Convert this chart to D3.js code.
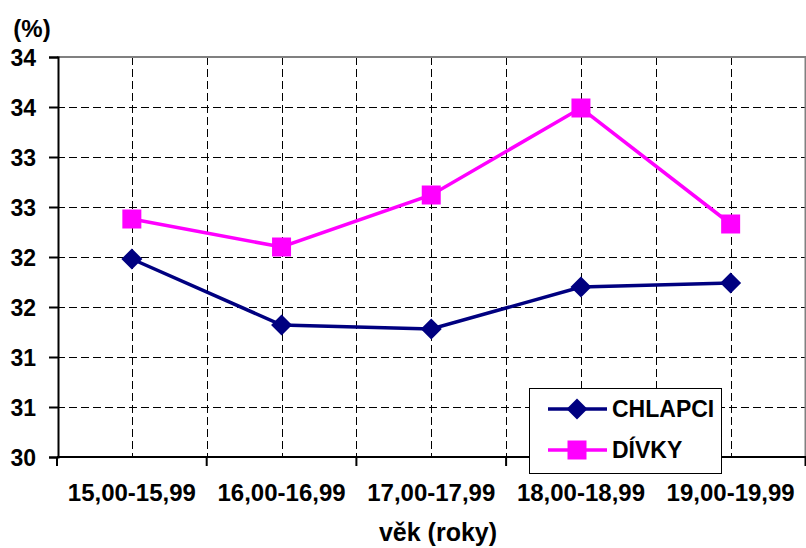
<!DOCTYPE html>
<html>
<head>
<meta charset="utf-8">
<script src="https://cdn.jsdelivr.net/npm/d3@7"></script>
<style>
  html, body { margin: 0; padding: 0; background: #fff; }
  svg { display: block; }
  text { font-family: "Liberation Sans", Arial, sans-serif; font-weight: bold; fill: #000; }
</style>
</head>
<body>
<svg id="chart" width="806" height="548"></svg>
<script>
// Age groups on the horizontal axis
const categories = ["15,00-15,99", "16,00-16,99", "17,00-17,99", "18,00-18,99", "19,00-19,99"];

// Series values (%)
const chlapci = [31.98, 31.32, 31.28, 31.70, 31.74];
const divky   = [32.38, 32.10, 32.62, 33.49, 32.33];

// Vertical axis ticks and their printed labels
const yTickValues = [30, 30.5, 31, 31.5, 32, 32.5, 33, 33.5, 34];
const yTickLabels = ["30", "31", "31", "32", "32", "33", "33", "34", "34"];

const seriesNames = ["CHLAPCI", "DÍVKY"];

const svg = d3.select("#chart");
const plot = { left: 57, right: 805.5, top: 57, bottom: 457 };

const x = d3.scaleBand().domain(categories).range([plot.left, plot.right]).paddingInner(0).paddingOuter(0);
const y = d3.scaleLinear().domain([30, 34]).range([plot.bottom, plot.top]);
const cx = c => x(c) + x.bandwidth() / 2;

// Gridlines (dashed): horizontal at each tick, vertical at category centres and boundaries
const grid = svg.append("g").attr("stroke", "#000").attr("stroke-width", 1).attr("stroke-dasharray", "8,4");
grid.selectAll("line.h").data(yTickValues.filter(v => v > 30 && v < 34)).enter().append("line")
  .attr("x1", plot.left).attr("x2", plot.right)
  .attr("y1", d => Math.round(y(d)) + 0.5).attr("y2", d => Math.round(y(d)) + 0.5);
const vPos = categories.map(cx).concat(categories.slice(1).map(c => x(c)));
grid.selectAll("line.v").data(vPos).enter().append("line")
  .attr("x1", d => Math.round(d) + 0.5).attr("x2", d => Math.round(d) + 0.5)
  .attr("y1", plot.top).attr("y2", plot.bottom);

// Plot area frame (top and right)
svg.append("path")
  .attr("d", `M${plot.left},${plot.top}H${plot.right}V${plot.bottom}`)
  .attr("fill", "none").attr("stroke", "#808080").attr("stroke-width", 2);

// Y axis
const yAxis = d3.axisLeft(y).tickValues(yTickValues)
  .tickFormat((d, i) => yTickLabels[i]).tickSize(9).tickPadding(13);
const gy = svg.append("g").attr("transform", `translate(${plot.left + 1},0)`).call(yAxis);
gy.select(".domain").attr("stroke", "#000").attr("stroke-width", 2);
gy.selectAll(".tick line").attr("stroke", "#000").attr("stroke-width", 2);
gy.selectAll(".tick text").style("font-size", "23px").attr("dy", "0.35em");

// X axis: tick marks at category boundaries, labels at centres
const gx = svg.append("g").attr("transform", `translate(0,${plot.bottom})`);
gx.append("line").attr("x1", plot.left).attr("x2", plot.right + 1).attr("stroke", "#000").attr("stroke-width", 2);
const bounds = categories.map(c => x(c)).concat([plot.right]);
gx.selectAll("line.t").data(bounds).enter().append("line")
  .attr("x1", d => d).attr("x2", d => d).attr("y1", 0).attr("y2", 9)
  .attr("stroke", "#000").attr("stroke-width", 2);
gx.selectAll("text").data(categories).enter().append("text")
  .attr("x", d => cx(d)).attr("y", 44).attr("text-anchor", "middle")
  .style("font-size", "24px").text(d => d);

// Axis titles
svg.append("text").attr("x", 32).attr("y", 37).attr("text-anchor", "middle")
  .style("font-size", "24px").text("(%)");
svg.append("text").attr("x", 438).attr("y", 541).attr("text-anchor", "middle")
  .style("font-size", "25px").text("věk (roky)");

// Series
const navy = "#000080", magenta = "#FF00FF";
const line = d3.line().x((d, i) => cx(categories[i])).y(d => y(d));

const diamond = (px, py, r) => `M${px},${py - r}L${px + r},${py}L${px},${py + r}L${px - r},${py}Z`;
const square = (px, py, r) => `M${px - r},${py - r}h${2 * r}v${2 * r}h${-2 * r}Z`;

svg.append("path").datum(divky).attr("d", line)
  .attr("fill", "none").attr("stroke", magenta).attr("stroke-width", 3.5);
svg.append("path").datum(chlapci).attr("d", line)
  .attr("fill", "none").attr("stroke", navy).attr("stroke-width", 3.5);

svg.selectAll("path.sq").data(divky).enter().append("path")
  .attr("d", (d, i) => square(cx(categories[i]), y(d), 9.5)).attr("fill", magenta);
svg.selectAll("path.dm").data(chlapci).enter().append("path")
  .attr("d", (d, i) => diamond(cx(categories[i]), y(d), 10.5)).attr("fill", navy);

// Legend
const lg = svg.append("g");
lg.append("rect").attr("x", 529.5).attr("y", 388.5).attr("width", 192).attr("height", 85)
  .attr("fill", "#fff").attr("stroke", "#000").attr("stroke-width", 1);
const legendItems = [
  { name: seriesNames[0], color: navy, marker: diamond, r: 10.5 },
  { name: seriesNames[1], color: magenta, marker: square, r: 9.5 }
];
legendItems.forEach((it, i) => {
  const ly = 409 + i * 41;
  lg.append("line").attr("x1", 548).attr("x2", 607).attr("y1", ly).attr("y2", ly)
    .attr("stroke", it.color).attr("stroke-width", 3.5);
  lg.append("path").attr("d", it.marker(577, ly, it.r)).attr("fill", it.color);
  lg.append("text").attr("x", 612).attr("y", ly).attr("dy", "0.35em")
    .style("font-size", "23px").text(it.name);
});
</script>
</body>
</html>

**Goal**
Leave every image out, and retype the material exactly.

**Reply**
Convert this chart to D3.js code.
<!DOCTYPE html>
<html>
<head>
<meta charset="utf-8">
<script src="https://cdn.jsdelivr.net/npm/d3@7"></script>
<style>
  html, body { margin: 0; padding: 0; background: #fff; }
  svg { display: block; }
  text { font-family: "Liberation Sans", Arial, sans-serif; font-weight: bold; fill: #000; }
</style>
</head>
<body>
<svg id="chart" width="806" height="548"></svg>
<script>
// Age groups on the horizontal axis
const categories = ["15,00-15,99", "16,00-16,99", "17,00-17,99", "18,00-18,99", "19,00-19,99"];

// Series values (%)
const chlapci = [31.98, 31.32, 31.28, 31.70, 31.74];
const divky   = [32.38, 32.10, 32.62, 33.49, 32.33];

// Vertical axis ticks and their printed labels
const yTickValues = [30, 30.5, 31, 31.5, 32, 32.5, 33, 33.5, 34];
const yTickLabels = ["30", "31", "31", "32", "32", "33", "33", "34", "34"];

const seriesNames = ["CHLAPCI", "DÍVKY"];

const svg = d3.select("#chart");
const plot = { left: 57, right: 805.5, top: 57, bottom: 457 };

const x = d3.scaleBand().domain(categories).range([plot.left, plot.right]).paddingInner(0).paddingOuter(0);
const y = d3.scaleLinear().domain([30, 34]).range([plot.bottom, plot.top]);
const cx = c => x(c) + x.bandwidth() / 2;

// Gridlines (dashed): horizontal at each tick, vertical at category centres and boundaries
const grid = svg.append("g").attr("stroke", "#000").attr("stroke-width", 1).attr("stroke-dasharray", "8,4");
grid.selectAll("line.h").data(yTickValues.filter(v => v > 30 && v < 34)).enter().append("line")
  .attr("x1", plot.left).attr("x2", plot.right)
  .attr("y1", d => Math.round(y(d)) + 0.5).attr("y2", d => Math.round(y(d)) + 0.5);
const vPos = categories.map(cx).concat(categories.slice(1).map(c => x(c)));
grid.selectAll("line.v").data(vPos).enter().append("line")
  .attr("x1", d => Math.round(d) + 0.5).attr("x2", d => Math.round(d) + 0.5)
  .attr("y1", plot.top).attr("y2", plot.bottom);

// Plot area frame (top and right)
svg.append("path")
  .attr("d", `M${plot.left},${plot.top}H${plot.right}V${plot.bottom}`)
  .attr("fill", "none").attr("stroke", "#808080").attr("stroke-width", 2);

// Y axis
const yAxis = d3.axisLeft(y).tickValues(yTickValues)
  .tickFormat((d, i) => yTickLabels[i]).tickSize(9).tickPadding(13);
const gy = svg.append("g").attr("transform", `translate(${plot.left + 1},0)`).call(yAxis);
gy.select(".domain").attr("stroke", "#000").attr("stroke-width", 2);
gy.selectAll(".tick line").attr("stroke", "#000").attr("stroke-width", 2);
gy.selectAll(".tick text").style("font-size", "23px").attr("dy", "0.35em");

// X axis: tick marks at category boundaries, labels at centres
const gx = svg.append("g").attr("transform", `translate(0,${plot.bottom})`);
gx.append("line").attr("x1", plot.left).attr("x2", plot.right + 1).attr("stroke", "#000").attr("stroke-width", 2);
const bounds = categories.map(c => x(c)).concat([plot.right]);
gx.selectAll("line.t").data(bounds).enter().append("line")
  .attr("x1", d => d).attr("x2", d => d).attr("y1", 0).attr("y2", 9)
  .attr("stroke", "#000").attr("stroke-width", 2);
gx.selectAll("text").data(categories).enter().append("text")
  .attr("x", d => cx(d)).attr("y", 44).attr("text-anchor", "middle")
  .style("font-size", "24px").text(d => d);

// Axis titles
svg.append("text").attr("x", 32).attr("y", 37).attr("text-anchor", "middle")
  .style("font-size", "24px").text("(%)");
svg.append("text").attr("x", 438).attr("y", 541).attr("text-anchor", "middle")
  .style("font-size", "25px").text("věk (roky)");

// Series
const navy = "#000080", magenta = "#FF00FF";
const line = d3.line().x((d, i) => cx(categories[i])).y(d => y(d));

const diamond = (px, py, r) => `M${px},${py - r}L${px + r},${py}L${px},${py + r}L${px - r},${py}Z`;
const square = (px, py, r) => `M${px - r},${py - r}h${2 * r}v${2 * r}h${-2 * r}Z`;

svg.append("path").datum(divky).attr("d", line)
  .attr("fill", "none").attr("stroke", magenta).attr("stroke-width", 3.5);
svg.append("path").datum(chlapci).attr("d", line)
  .attr("fill", "none").attr("stroke", navy).attr("stroke-width", 3.5);

svg.selectAll("path.sq").data(divky).enter().append("path")
  .attr("d", (d, i) => square(cx(categories[i]), y(d), 9.5)).attr("fill", magenta);
svg.selectAll("path.dm").data(chlapci).enter().append("path")
  .attr("d", (d, i) => diamond(cx(categories[i]), y(d), 10.5)).attr("fill", navy);

// Legend
const lg = svg.append("g");
lg.append("rect").attr("x", 529.5).attr("y", 388.5).attr("width", 192).attr("height", 85)
  .attr("fill", "#fff").attr("stroke", "#000").attr("stroke-width", 1);
const legendItems = [
  { name: seriesNames[0], color: navy, marker: diamond, r: 10.5 },
  { name: seriesNames[1], color: magenta, marker: square, r: 9.5 }
];
legendItems.forEach((it, i) => {
  const ly = 409 + i * 41;
  lg.append("line").attr("x1", 548).attr("x2", 607).attr("y1", ly).attr("y2", ly)
    .attr("stroke", it.color).attr("stroke-width", 3.5);
  lg.append("path").attr("d", it.marker(577, ly, it.r)).attr("fill", it.color);
  lg.append("text").attr("x", 612).attr("y", ly).attr("dy", "0.35em")
    .style("font-size", "23px").text(it.name);
});
</script>
</body>
</html>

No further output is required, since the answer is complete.